I found myself on the conservative side of the political spectrum. For anyone who knows me, this is not too much of a surprise. I was already incredibly pro-life and was one of the most outspoken people against the government being involved in my life. With a very conservative household, people tend to point at me and say that I have known no different. And maybe I haven’t.

What I have noticed in my time being incredibly active in politics is the increasing amount of worry and fear that has been radiating off the Right. They are afraid that they were the last generation of conservatives. They fear that free markets and our basic human rights are soon to head out the door.

But I am here to tell them, they are not the last wave of conservatism.

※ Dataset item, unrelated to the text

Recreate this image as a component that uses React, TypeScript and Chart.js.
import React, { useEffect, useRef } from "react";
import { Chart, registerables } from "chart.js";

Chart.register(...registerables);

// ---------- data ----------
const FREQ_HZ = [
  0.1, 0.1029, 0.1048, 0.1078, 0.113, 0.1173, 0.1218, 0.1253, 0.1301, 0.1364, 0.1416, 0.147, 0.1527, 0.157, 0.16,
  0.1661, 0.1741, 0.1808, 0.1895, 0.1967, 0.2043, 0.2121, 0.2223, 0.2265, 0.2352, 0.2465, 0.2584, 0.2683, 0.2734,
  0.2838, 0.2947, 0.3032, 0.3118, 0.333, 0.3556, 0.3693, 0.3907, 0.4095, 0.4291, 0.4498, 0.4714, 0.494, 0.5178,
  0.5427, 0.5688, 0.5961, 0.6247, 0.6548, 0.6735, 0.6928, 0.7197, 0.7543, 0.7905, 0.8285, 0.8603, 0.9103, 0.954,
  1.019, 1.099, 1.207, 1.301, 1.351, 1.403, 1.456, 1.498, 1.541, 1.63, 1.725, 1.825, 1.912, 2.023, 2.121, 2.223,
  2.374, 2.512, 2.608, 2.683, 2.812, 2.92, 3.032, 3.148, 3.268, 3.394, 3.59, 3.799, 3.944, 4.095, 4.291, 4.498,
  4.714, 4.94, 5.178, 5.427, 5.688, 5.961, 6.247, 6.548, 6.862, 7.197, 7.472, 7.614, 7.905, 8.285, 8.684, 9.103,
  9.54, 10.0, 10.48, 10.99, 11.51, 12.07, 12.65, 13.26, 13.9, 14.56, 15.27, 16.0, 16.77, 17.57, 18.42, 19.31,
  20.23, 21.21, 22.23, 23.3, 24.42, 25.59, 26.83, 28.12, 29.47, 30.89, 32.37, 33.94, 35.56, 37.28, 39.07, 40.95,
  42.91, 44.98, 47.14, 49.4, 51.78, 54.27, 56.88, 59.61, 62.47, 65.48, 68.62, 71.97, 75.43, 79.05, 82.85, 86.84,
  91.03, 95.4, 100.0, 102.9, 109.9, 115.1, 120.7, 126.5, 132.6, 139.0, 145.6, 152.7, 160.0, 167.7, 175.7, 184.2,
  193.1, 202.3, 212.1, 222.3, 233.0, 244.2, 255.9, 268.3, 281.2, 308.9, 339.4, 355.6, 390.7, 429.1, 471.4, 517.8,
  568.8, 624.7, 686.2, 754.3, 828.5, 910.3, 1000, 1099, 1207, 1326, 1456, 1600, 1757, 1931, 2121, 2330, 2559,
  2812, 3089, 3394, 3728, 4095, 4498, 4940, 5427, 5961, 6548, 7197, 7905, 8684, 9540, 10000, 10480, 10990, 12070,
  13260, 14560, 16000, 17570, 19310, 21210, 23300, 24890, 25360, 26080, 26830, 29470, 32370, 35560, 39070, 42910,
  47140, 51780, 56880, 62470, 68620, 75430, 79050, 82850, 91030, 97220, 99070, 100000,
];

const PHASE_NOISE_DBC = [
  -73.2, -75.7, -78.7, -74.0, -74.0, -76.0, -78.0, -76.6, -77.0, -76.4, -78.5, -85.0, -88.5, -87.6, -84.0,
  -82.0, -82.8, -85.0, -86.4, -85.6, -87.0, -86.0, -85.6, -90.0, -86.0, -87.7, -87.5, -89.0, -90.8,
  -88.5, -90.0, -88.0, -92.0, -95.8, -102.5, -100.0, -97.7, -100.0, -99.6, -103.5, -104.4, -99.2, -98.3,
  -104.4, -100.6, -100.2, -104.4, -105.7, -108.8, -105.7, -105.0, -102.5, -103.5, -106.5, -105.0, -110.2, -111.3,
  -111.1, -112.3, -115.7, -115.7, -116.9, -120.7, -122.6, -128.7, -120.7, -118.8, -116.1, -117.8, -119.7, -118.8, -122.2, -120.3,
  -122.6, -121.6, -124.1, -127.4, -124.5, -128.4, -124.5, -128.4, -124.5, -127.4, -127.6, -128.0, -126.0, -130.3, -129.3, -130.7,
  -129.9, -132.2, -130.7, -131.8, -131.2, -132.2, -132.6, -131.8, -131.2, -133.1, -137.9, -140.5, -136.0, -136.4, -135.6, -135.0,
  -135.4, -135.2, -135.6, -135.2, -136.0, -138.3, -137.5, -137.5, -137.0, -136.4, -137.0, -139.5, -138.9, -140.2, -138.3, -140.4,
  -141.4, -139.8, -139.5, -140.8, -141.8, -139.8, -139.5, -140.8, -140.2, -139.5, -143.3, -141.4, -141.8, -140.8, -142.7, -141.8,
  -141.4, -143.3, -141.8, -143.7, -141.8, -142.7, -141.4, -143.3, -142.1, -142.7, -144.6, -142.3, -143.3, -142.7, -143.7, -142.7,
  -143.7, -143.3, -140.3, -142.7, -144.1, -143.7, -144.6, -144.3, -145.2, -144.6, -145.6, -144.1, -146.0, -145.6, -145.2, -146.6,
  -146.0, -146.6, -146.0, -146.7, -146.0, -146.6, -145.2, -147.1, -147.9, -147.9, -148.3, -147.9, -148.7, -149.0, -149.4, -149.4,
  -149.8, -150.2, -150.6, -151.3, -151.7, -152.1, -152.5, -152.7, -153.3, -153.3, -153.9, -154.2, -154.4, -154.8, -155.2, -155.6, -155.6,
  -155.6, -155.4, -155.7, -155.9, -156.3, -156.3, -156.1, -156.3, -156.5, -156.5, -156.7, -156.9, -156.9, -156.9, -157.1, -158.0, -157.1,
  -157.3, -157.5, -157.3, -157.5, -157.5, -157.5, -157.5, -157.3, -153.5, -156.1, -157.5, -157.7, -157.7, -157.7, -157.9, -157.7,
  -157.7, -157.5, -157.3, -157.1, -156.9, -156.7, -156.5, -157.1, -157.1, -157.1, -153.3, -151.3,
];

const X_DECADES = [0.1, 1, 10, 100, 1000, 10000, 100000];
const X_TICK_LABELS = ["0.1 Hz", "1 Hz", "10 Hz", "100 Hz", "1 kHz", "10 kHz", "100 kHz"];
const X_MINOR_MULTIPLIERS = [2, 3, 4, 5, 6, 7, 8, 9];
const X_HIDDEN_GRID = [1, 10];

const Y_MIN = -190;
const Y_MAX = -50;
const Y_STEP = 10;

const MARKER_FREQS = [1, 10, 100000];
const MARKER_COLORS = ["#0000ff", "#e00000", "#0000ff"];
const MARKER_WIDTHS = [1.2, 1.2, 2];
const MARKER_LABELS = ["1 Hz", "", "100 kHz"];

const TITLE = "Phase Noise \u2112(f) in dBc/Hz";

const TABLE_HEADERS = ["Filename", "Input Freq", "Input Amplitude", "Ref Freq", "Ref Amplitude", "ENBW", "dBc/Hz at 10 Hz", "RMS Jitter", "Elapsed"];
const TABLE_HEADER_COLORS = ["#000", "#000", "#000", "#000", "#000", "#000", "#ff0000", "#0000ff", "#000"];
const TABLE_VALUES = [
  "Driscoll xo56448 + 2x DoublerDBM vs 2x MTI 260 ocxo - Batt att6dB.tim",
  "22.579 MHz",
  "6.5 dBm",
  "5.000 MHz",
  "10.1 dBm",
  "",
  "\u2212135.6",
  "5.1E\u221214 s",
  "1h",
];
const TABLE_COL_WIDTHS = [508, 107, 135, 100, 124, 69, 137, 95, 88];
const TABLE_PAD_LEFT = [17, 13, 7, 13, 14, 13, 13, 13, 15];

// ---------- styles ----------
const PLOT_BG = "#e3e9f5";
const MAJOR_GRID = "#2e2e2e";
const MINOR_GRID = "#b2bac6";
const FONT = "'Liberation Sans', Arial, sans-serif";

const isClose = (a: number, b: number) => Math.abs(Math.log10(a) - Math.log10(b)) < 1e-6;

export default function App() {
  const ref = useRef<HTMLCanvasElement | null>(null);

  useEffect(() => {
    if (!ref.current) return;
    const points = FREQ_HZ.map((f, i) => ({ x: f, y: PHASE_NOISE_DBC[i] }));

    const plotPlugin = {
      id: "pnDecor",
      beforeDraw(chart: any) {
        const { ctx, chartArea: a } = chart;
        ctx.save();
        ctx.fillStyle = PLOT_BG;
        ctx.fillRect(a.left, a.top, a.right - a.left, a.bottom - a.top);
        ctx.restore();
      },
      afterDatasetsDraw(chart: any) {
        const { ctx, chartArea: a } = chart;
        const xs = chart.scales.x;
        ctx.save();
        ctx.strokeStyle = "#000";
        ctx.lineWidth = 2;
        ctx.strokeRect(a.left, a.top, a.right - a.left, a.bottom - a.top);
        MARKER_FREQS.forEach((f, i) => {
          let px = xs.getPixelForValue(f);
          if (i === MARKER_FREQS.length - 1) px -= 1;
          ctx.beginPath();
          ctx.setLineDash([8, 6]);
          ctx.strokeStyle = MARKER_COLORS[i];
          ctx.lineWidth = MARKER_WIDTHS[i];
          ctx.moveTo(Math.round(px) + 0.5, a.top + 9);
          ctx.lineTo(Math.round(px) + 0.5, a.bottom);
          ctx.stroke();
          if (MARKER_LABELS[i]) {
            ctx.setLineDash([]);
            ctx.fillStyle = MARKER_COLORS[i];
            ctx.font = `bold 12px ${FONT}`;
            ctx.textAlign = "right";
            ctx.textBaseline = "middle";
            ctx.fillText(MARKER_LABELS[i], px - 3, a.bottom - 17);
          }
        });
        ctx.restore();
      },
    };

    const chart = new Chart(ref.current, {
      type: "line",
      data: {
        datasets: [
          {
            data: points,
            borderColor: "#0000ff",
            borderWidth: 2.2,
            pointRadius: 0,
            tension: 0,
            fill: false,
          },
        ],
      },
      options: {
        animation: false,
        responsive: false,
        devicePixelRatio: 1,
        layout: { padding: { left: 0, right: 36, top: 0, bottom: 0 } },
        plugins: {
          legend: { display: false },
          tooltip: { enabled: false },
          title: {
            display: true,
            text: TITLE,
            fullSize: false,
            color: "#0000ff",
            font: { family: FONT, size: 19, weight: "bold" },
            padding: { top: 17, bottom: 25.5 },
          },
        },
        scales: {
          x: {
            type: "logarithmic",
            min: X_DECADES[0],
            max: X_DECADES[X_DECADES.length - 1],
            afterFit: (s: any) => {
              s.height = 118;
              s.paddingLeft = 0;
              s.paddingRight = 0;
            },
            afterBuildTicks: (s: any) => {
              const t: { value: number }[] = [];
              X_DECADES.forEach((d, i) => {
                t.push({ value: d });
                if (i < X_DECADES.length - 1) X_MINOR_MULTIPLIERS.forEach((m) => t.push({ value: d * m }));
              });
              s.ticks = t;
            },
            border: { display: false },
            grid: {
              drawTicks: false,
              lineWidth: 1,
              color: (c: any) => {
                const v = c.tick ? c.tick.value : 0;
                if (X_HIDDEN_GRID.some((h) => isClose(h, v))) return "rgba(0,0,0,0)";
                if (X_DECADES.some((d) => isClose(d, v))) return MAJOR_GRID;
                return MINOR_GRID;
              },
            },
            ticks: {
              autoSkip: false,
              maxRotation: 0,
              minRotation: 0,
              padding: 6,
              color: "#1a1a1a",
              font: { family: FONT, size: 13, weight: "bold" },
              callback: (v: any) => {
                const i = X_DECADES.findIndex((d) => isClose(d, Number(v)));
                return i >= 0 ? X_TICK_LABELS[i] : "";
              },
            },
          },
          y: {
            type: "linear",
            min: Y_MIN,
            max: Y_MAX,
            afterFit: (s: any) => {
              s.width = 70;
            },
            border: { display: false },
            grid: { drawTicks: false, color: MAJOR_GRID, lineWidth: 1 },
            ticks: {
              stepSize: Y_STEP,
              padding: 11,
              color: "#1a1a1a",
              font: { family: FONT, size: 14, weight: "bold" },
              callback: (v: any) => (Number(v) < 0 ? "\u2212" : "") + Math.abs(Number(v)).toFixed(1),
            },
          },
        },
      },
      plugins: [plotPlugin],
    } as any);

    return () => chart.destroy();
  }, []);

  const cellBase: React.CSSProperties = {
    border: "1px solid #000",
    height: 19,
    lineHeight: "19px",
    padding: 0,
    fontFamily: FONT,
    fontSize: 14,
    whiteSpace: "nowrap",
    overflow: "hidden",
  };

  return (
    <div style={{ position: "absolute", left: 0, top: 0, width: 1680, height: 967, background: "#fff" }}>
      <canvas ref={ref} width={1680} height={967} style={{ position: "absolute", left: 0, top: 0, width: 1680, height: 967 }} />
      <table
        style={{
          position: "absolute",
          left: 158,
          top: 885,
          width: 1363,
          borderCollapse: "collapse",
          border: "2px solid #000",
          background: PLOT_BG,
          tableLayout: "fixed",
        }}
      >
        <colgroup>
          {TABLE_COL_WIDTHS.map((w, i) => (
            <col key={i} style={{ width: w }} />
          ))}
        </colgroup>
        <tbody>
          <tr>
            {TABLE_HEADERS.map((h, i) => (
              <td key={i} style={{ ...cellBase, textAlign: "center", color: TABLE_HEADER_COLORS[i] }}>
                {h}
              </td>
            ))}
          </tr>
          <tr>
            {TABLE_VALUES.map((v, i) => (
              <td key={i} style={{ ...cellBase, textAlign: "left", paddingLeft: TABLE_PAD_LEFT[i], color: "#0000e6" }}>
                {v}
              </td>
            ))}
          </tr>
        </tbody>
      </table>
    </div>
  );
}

As I walked into the Midwest Regional Conference hosted by Turning Point USA (TPUSA) a couple weekends ago, I saw all I needed to see. One thousand college-aged conservatives, mingling around the room proud in their country and displaying their “Socialism Sucks” shirts.

One thousand does not sound like a lot, but each came from their college chapter representing another three or four students. Then, on top of that there are all the students on college campuses to afraid to say anything, and then there are those who simply are out of college or couldn’t come. This was only for the Midwest as well. There are numerous amounts of conferences hosted by TPUSA around the United States every year.

This was just one.

There is a new wave of conservatism that is coming, and I promise that we will not let our parents and grandparents down. We have already begun to speak out against the radical Left, that has left behind what our country was founded on.

We have grown tired of the ways of conservatives have always sat back and never spoken too loud. They have fought back in votes, petitions, and talk shows. This new wave is strong, and know that in order to fight back we have to be just as loud. It has begun already with organizations like Campus Reform, Lone Conservative, and Turning Point USA. All rooted in capitalism, free markets, and our civil liberties and rights.

We are here to fight for America, and to keep our lives and generations to come safe. We will not let the Left take away our defense, our speech, and the rest of what makes America, America. Because if we do, where else will we go?

What happened to the America I loved? It is still here and is here to stay.

What happened to the country that fought for liberties, not against them? It is still here and is here to stay.

What happened to my country? The radical Left happened.

What happened? They have made the young conservatives angry, and oh boy, will they regret that.